Similarly, Sharon Tate (Margot Robbie) goes to the movies. Her visit doesn't seem to have much purpose besides paying visceral tribute to a star who's life was cut brutally short, but it's there, again and again, taking up ample sensuous space, it's kind of cool to see an actress go out to see her own film, but couldn't the scenes have only lasted for a minute or two, in total, or been removed entirely without effecting the plot?
In less gifted hands, these scenes may have seemed trite, and the film might have become unbearable after the 45th minute, but they add so much character to Once Upon a Time without really saying anything at all, like essential gratuitous indulgement, generating agile lucid meaninglessness.
It's quite long, but also quite good.
What first drew me to Proust's Search was the ways in which he seemed to enable every one of his ingenious indulgements no matter what happened to be taking place in the story, and there's a little of that bold genius at work in Once Upon a Time . . . 's sweet nothings, so much of it could have been cut, but the film's so much stronger because it was left in.
The whole Manson subplot could have been cut, and you'd still have a tragic tale of a struggling actor who may have blown it unreeling for 100 minutes or so (he could have met Polanski [Rafal Zawierucha] in a different way), Tarantino's love of genre actors shining through with understated ease, Dalton's trials heartfelt and revealing, DiCaprio exemplifying generic tenacity.
Sort of wish his character had been played by Michael Biehn.
Dalton gives the film its strength as he strives to keep keepin' on, delivering a powerful performance for a pilot no one will remember.
But here I've written, "no one will remember", and it's precisely that kind of snobbery Tarantino critiques, he truly loves television with all its wondrous diversity, whether it's genius or ridiculous or hokey, the ideas networks come up with and for who knows what reason decide to share (see They Live?), whether the stories are haphazardly crafted, or the narratives expertly hewn.
Where would I be without Cheers, a show where everyone hung out in a bar for 11 seasons praising shenanigans that were generally lighthearted?
Clone High?
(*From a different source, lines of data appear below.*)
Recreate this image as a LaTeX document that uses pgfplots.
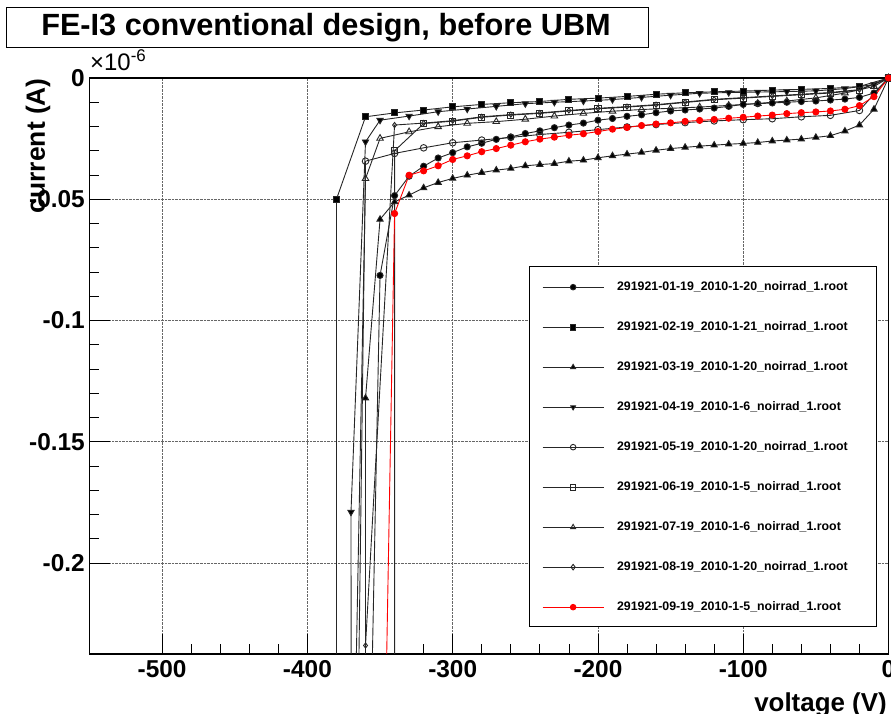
\documentclass[border=0pt]{standalone}
\usepackage{fontspec}
\setmainfont{Liberation Sans}
\usepackage{pgfplots}
\pgfplotsset{compat=1.18}

\newcommand\lbl[1]{\fontsize{#1}{#1}\selectfont\bfseries}

\pgfplotsset{
  ivline/.style={black!85, line width=0.9bp, mark options={solid}},
}

\begin{document}
\begin{tikzpicture}
\useasboundingbox (-89.5bp,-60bp) rectangle (801.5bp,654bp);
\begin{axis}[
  at={(0,0)}, anchor=south west,
  scale only axis, width=799bp, height=576bp,
  xmin=-550, xmax=0, ymin=-0.2375, ymax=0,
  xtick={-500,-400,-300,-200,-100,0},
  xticklabels={-500,-400,-300,-200,-100,0},
  ytick={-0.2,-0.15,-0.1,-0.05,0},
  yticklabels={-0.2,-0.15,-0.1,-0.05,0},
  minor x tick num=4, minor y tick num=4,
  tick align=inside, tick pos=left,
  major tick length=20bp, minor tick length=10bp,
  grid=major, grid style={densely dotted, black!60, line width=0.6bp},
  axis line style={line width=1.1bp},
  tick style={black, line width=0.8bp},
  ticklabel style={font=\lbl{24.5}},
  xticklabel style={inner sep=0pt, yshift=-6bp},
  yticklabel style={inner sep=0pt, xshift=-4.5bp},
  xlabel={voltage (V)},
  xlabel style={at={(axis description cs:0.998,-0.1007)}, anchor=base east, inner sep=0pt, font=\lbl{26}},
  ylabel={current (A)},
  ylabel style={at={(axis description cs:-0.0557,1)}, anchor=base east, inner sep=0pt, font=\lbl{26.5}},
  legend style={at={(0.5663,0.6476)}, anchor=north west, draw=none, fill=none,
    inner sep=0pt, row sep=28bp, column sep=13bp, font=\lbl{12.4},
    nodes={inner sep=0pt, text height=9bp, text depth=3bp}, cells={anchor=west}},
  legend image code/.code={\draw[mark repeat=2,mark phase=2,#1,mark size=2.8bp] plot coordinates {(0bp,0bp) (30.5bp,0bp) (61bp,0bp)};},
]

% 01 filled circle
\addplot[ivline, mark=*, mark size=3.1bp, mark options={fill=black}] coordinates {
(0,0) (-10,-0.0062) (-20,-0.0080) (-30,-0.0087) (-40,-0.0091) (-50,-0.0095)
(-60,-0.0097) (-70,-0.0100) (-80,-0.0103) (-90,-0.0106) (-100,-0.0109)
(-110,-0.0117) (-120,-0.0124) (-130,-0.0128) (-140,-0.0132) (-150,-0.0136)
(-160,-0.0143) (-170,-0.0152) (-180,-0.0158) (-190,-0.0167) (-200,-0.0174)
(-210,-0.0186) (-220,-0.0194) (-230,-0.0205) (-240,-0.0218) (-250,-0.0229)
(-260,-0.0243) (-270,-0.0253) (-280,-0.0269) (-290,-0.0284) (-300,-0.0308)
(-310,-0.0330) (-320,-0.0364) (-330,-0.0405) (-340,-0.0485) (-350,-0.0814)
(-356,-0.26)
};
\addlegendentry{291921-01-19\_2010-1-20\_noirrad\_1.root}

% 02 filled square
\addplot[ivline, mark=square*, mark size=3bp, mark options={fill=black}] coordinates {
(0,0) (-20,-0.0035) (-40,-0.0043) (-60,-0.0047) (-80,-0.0050) (-100,-0.0054)
(-120,-0.0057) (-140,-0.0061) (-160,-0.0067) (-180,-0.0076) (-200,-0.0083)
(-220,-0.0088) (-240,-0.0097) (-260,-0.0102) (-280,-0.0109) (-300,-0.0119)
(-320,-0.0132) (-340,-0.0144) (-360,-0.0160) (-380,-0.0500) (-380,-0.5)
};
\addlegendentry{291921-02-19\_2010-1-21\_noirrad\_1.root}

% 03 filled triangle
\addplot[ivline, mark=triangle*, mark size=3.6bp, mark options={fill=black}] coordinates {
(0,0) (-10,-0.0129) (-20,-0.0194) (-30,-0.0219) (-40,-0.0238) (-50,-0.0245)
(-60,-0.0252) (-70,-0.0256) (-80,-0.0260) (-90,-0.0266) (-100,-0.0270)
(-110,-0.0273) (-120,-0.0277) (-130,-0.0281) (-140,-0.0286) (-150,-0.0291)
(-160,-0.0298) (-170,-0.0307) (-180,-0.0314) (-190,-0.0321) (-200,-0.0329)
(-210,-0.0339) (-220,-0.0343) (-230,-0.0353) (-240,-0.0357) (-250,-0.0362)
(-260,-0.0373) (-270,-0.0380) (-280,-0.0390) (-290,-0.0401) (-300,-0.0414)
(-310,-0.0431) (-320,-0.0453) (-330,-0.0483) (-340,-0.0511) (-350,-0.0583)
(-360,-0.1320) (-360,-0.5)
};
\addlegendentry{291921-03-19\_2010-1-20\_noirrad\_1.root}

% 04 inverted triangle
\addplot[ivline, mark=triangle*, mark size=3.6bp, mark options={fill=black, rotate=180}] coordinates {
(0,0) (-10,-0.0027) (-30,-0.0044) (-50,-0.0053) (-70,-0.0056) (-90,-0.0058)
(-110,-0.0060) (-130,-0.0063) (-150,-0.0071) (-170,-0.0080) (-190,-0.0089)
(-210,-0.0095) (-230,-0.0100) (-250,-0.0106) (-270,-0.0117) (-290,-0.0128)
(-310,-0.0139) (-330,-0.0157) (-350,-0.0174) (-360,-0.0263) (-370,-0.1790)
(-369.5,-0.5)
};
\addlegendentry{291921-04-19\_2010-1-6\_noirrad\_1.root}

% 05 open circle
\addplot[ivline, mark=o, mark size=3.3bp] coordinates {
(0,0) (-20,-0.0134) (-40,-0.0154) (-60,-0.0160) (-80,-0.0168) (-100,-0.0172)
(-120,-0.0177) (-140,-0.0184) (-160,-0.0192) (-180,-0.0202) (-200,-0.0213)
(-220,-0.0224) (-240,-0.0233) (-260,-0.0245) (-280,-0.0256) (-300,-0.0267)
(-320,-0.0288) (-340,-0.0311) (-360,-0.0343) (-365,-0.26)
};
\addlegendentry{291921-05-19\_2010-1-20\_noirrad\_1.root}

% 06 open square
\addplot[ivline, mark=square, mark size=3.1bp] coordinates {
(0,0) (-20,-0.0050) (-40,-0.0062) (-60,-0.0069) (-80,-0.0076) (-100,-0.0083)
(-120,-0.0090) (-140,-0.0101) (-160,-0.0112) (-180,-0.0120) (-200,-0.0127)
(-220,-0.0136) (-240,-0.0146) (-260,-0.0153) (-280,-0.0162) (-300,-0.0178)
(-320,-0.0188) (-340,-0.0300) (-340,-0.5)
};
\addlegendentry{291921-06-19\_2010-1-5\_noirrad\_1.root}

% 07 open triangle
\addplot[ivline, mark=triangle, mark size=3.8bp] coordinates {
(0,0) (-10,-0.0035) (-30,-0.0062) (-50,-0.0082) (-70,-0.0095) (-90,-0.0105)
(-110,-0.0113) (-130,-0.0120) (-150,-0.0125) (-170,-0.0130) (-190,-0.0137)
(-210,-0.0146) (-230,-0.0157) (-250,-0.0170) (-270,-0.0180) (-290,-0.0187)
(-310,-0.0201) (-330,-0.0222) (-350,-0.0249) (-360,-0.0415) (-367,-0.26)
};
\addlegendentry{291921-07-19\_2010-1-6\_noirrad\_1.root}

% 08 open diamond
\addplot[ivline, mark=diamond, mark size=2.6bp] coordinates {
(0,0) (-20,-0.0048) (-40,-0.0060) (-60,-0.0067) (-80,-0.0074) (-100,-0.0081)
(-120,-0.0088) (-140,-0.0099) (-160,-0.0110) (-180,-0.0118) (-200,-0.0125)
(-220,-0.0134) (-240,-0.0144) (-260,-0.0151) (-280,-0.0160) (-300,-0.0176)
(-320,-0.0186) (-340,-0.0194) (-360,-0.2340) (-360,-0.5)
};
\addlegendentry{291921-08-19\_2010-1-20\_noirrad\_1.root}

% 09 red filled circle
\addplot[red, line width=0.9bp, mark=*, mark size=3.1bp, mark options={solid, fill=red}] coordinates {
(0,0) (-10,-0.0077) (-20,-0.0114) (-30,-0.0129) (-40,-0.0136) (-50,-0.0140)
(-60,-0.0143) (-70,-0.0147) (-80,-0.0153) (-90,-0.0157) (-100,-0.0162)
(-110,-0.0166) (-120,-0.0171) (-130,-0.0175) (-140,-0.0179) (-150,-0.0185)
(-160,-0.0190) (-170,-0.0196) (-180,-0.0204) (-190,-0.0211) (-200,-0.0221)
(-210,-0.0230) (-220,-0.0236) (-230,-0.0244) (-240,-0.0252) (-250,-0.0263)
(-260,-0.0277) (-270,-0.0291) (-280,-0.0304) (-290,-0.0321) (-300,-0.0336)
(-310,-0.0362) (-320,-0.0383) (-330,-0.0401) (-340,-0.0559) (-350,-0.392)
};
\addlegendentry{291921-09-19\_2010-1-5\_noirrad\_1.root}

% legend frame, drawn over the curves and under the legend entries
\draw[line width=1bp, fill=white] (rel axis cs:0.5501,0.0469) rectangle (rel axis cs:0.9844,0.6719);
\end{axis}

% title box
\draw[line width=1bp, fill=white] (-82.5bp,606bp) rectangle (558.5bp,646bp);
\node[anchor=base, inner sep=0pt, font=\lbl{30.8}] at (236.5bp,618bp) {FE-I3 conventional design, before UBM};
% exponent of the y axis
\node[anchor=base west, inner sep=0pt, font=\fontsize{24}{24}\selectfont] at (0.5bp,583bp) {×10\raisebox{9bp}{\fontsize{17}{17}\selectfont -6}};
\end{tikzpicture}
\end{document}
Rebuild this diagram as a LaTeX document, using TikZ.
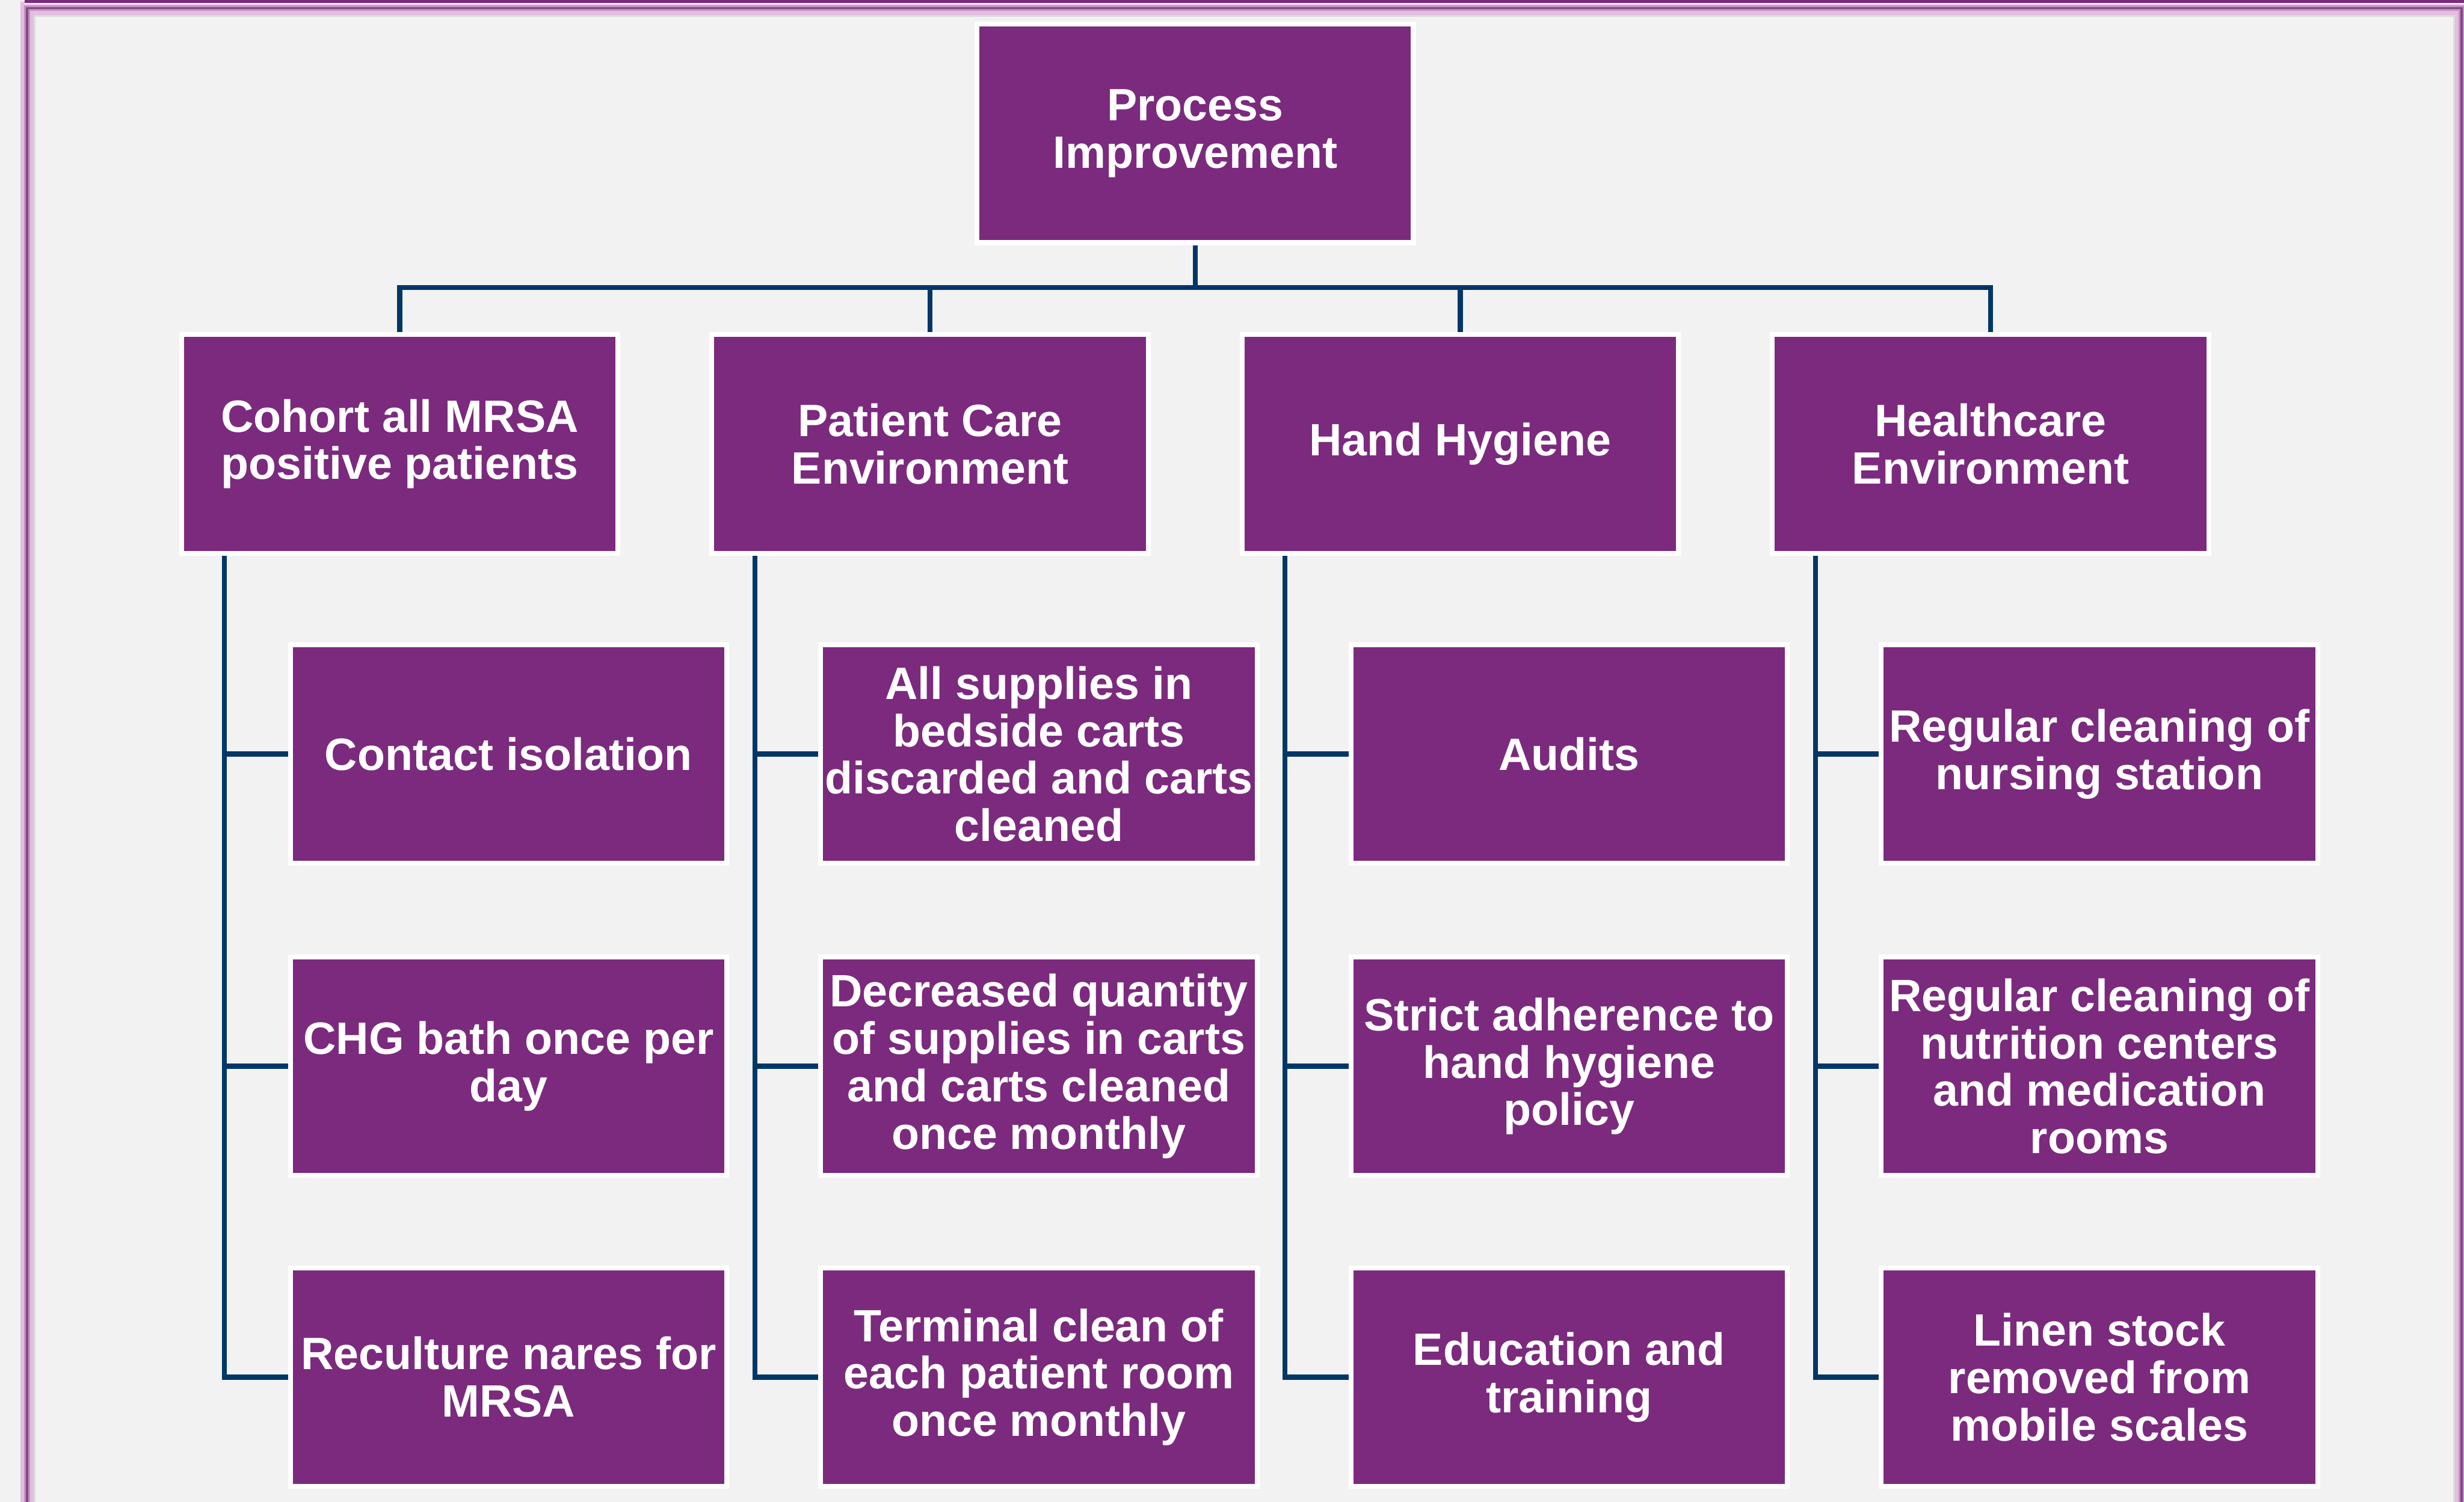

Parker Lewis? Star Trek? Twin Peaks (The Original Series)?
Once Upon a Time . . . absurdly plays with history but genuinely brings struggling actors to life, forging an imaginative dreamy mélange that's as otherworldly as it is down to earth.
It's the first Tarantino film I've liked since The Basterds, but unfortunately it's still too toxic to recommend.
One of the protagonists murdered his wife and got away with it and this is supposed to be okay, the other lost his license for drunk driving and still gets wasted all the time, hippies are one-dimensionally vilified, Bruce Lee (Mike Moh) comes across as a flake and he's the only ethnic character to be found, Dalton stars in a filmic adaption of The Only Good Indian is a Dead Indian, and violence often solves the problem.
Perhaps it's just a product of its time, but the film is ultra-violent, and doesn't offer alternative points of view.
He diversifies dimensions that are often one-dimensionally depicted (Westerns) while one-dimensionally depicting others to exaggerate the distinction.
A more balanced approach would have generated higher yields.
Especially in light of MeToo, and the intensifying climate crisis.
Kitschy insubstantial cool yet chilling art, obsessed with things that look pretty, putting a capital P back in patriarchal.
Why spend so much time thinking to wind up thoughtless?
Still better than so many of his films.